We Are Still Here; or Why Moving Can Be Stressful

Hello and Hallo-welcome to another edition of Shut-In Sunday, where horror doesn’t go far from home! You join your bloggers, Andy and Lilly, who think full disclosure should be well enforced in real estate agents, especially when houses are haunted.

Today’s film offering: We Are Still Here

Which is why we are not there.
Which is why we are not there.

Andy: Moving house is stressful. Especially when your wife is deeply depressed because your son’s been hit by a car and killed. What you probably need then is a house deep in rural New England. Of course, the real estate agent hasn’t let them know that owners of this particular house don’t tend to, y’know, ‘stay’ very long.

Lilly: Which I feel like is illegal, but you know. Our first sign of evil, that.

Andy: Directed by Ted Geoghegan, whose resume includes a lot of B-Movie writer and producer credits – this is the first time we’ve come across him – this film does have a bit of geek cred in casting Barbara Frampton of ReAnimator fame, as well as a visual aesthetic inspired by the Italian horror legend Lucio Fulci.

The result is a film which is visually one of the most stunning haunted house movies we’ve seen in a good long while. The whole thing is stylishly shot, extremely creepy, but also really, brutally violent. These ghosts aren’t the kind of passive ‘point-at-where-the-bad-thing-happened’ ghosts. These spirits are pissed.

Lilly: I’ve never seen such a good use of angles as I did in this film. Every shot was lined up artfully to an effect, which is long, tiresome work and careful consideration on the part of the director, and I’m really impressed. It made the whole film feel tense, like something was about to happen, so that, by the time something did, your nerves were shot anyway.

I was also really creeped out by the design of the ghosts in this film. You get glimpses in the trailer, but these ghosts are made of ash and fire, and for some reason, that makes them come across as far more sinister than your average haunting. When you start to learn the background of the house, it gets all the spookier, and you are left feeling on edge because you are hit with the fact that these ghosts, as Andy mentioned, are supernaturally pissed.

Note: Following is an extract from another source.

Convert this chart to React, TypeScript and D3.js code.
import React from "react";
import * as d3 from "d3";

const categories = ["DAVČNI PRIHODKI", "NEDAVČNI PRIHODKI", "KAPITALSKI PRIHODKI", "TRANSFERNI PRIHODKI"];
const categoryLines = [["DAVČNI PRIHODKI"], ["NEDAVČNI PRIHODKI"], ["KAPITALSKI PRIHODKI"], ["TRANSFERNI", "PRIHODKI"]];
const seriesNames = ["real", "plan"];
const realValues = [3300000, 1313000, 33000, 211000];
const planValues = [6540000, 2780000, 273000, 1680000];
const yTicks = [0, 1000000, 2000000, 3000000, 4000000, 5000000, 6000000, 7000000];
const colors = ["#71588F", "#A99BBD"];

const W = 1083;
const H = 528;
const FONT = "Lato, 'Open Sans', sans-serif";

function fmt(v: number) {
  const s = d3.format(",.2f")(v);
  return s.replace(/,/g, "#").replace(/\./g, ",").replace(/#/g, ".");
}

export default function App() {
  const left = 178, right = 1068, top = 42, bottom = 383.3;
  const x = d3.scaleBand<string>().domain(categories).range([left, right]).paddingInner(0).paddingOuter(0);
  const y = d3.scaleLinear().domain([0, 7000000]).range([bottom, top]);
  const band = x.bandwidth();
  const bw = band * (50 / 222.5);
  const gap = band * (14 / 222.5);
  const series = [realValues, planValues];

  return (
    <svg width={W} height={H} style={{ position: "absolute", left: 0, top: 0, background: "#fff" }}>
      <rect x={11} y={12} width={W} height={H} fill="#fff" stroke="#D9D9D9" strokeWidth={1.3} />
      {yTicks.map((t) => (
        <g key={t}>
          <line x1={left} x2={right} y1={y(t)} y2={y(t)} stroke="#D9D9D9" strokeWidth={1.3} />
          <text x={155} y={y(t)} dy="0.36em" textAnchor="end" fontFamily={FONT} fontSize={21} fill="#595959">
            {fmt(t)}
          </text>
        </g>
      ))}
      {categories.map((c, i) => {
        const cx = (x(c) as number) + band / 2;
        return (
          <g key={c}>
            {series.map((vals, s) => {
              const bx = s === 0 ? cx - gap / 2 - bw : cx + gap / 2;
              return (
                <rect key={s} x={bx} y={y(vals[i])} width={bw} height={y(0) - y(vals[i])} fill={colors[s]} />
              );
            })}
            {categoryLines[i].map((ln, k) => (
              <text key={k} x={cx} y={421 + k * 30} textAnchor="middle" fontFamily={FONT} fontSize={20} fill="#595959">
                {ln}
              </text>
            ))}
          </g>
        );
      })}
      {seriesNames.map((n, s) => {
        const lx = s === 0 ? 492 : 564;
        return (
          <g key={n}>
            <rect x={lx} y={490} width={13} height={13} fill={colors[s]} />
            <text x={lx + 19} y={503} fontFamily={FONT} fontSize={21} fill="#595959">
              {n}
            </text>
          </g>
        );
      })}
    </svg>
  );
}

Andy: Not to mention that the locals are either completely unfriendly or a little too friendly, and you have a recipe for being creeped right out of your seat.

Lilly: Then there are their weird friends who are invited over to try and help sort this out. It’s sort of tragic to learn that the are recent friends made after the death of the couple’s son, but then, when better than to befriend those who believe they can contact those who had passed? You get an excellent reasoning for the couple staying in the house with the mother’s desperate hopes that one of the ghosts might be her child, or might know how to get in touch with him, and as it all comes to a head, you are stuck hoping with her, that it will all be worth it in the end.

Sometimes, when watching a horror film, you can see what is coming, you can figure out the rhythm of the film, can find some comfort, but this film did not have that. I was pleasantly surprised, I was spooked, and there were times we both said “nope!” which is a rare one, since Andy can read a film and prepare himself more often than I can. This one caught us both off guard.

Andy: Pretty much. This film never really lets up – the creepy things happening may change, but there’s no moment where the sun comes up and you know you can relax for a few minutes. It’s not overly intense, but it is relentless in its dread.

Lilly: And, unlike some other films I’ve seen, it really works with the tragic background of the characters. There are lazy writers out there who would just have the son’s death be something you were told once and then it was used again once more near the end of the film, but this film is absolutely steeped in mourning, where the two stories of ghosts who haunt us metaphorically and physically are both given time to really get to the viewer.

Andy: We don’t really want to give too much more away on – the joy is in trying to parse out the plot yourself – but it is good, and we do recommend it.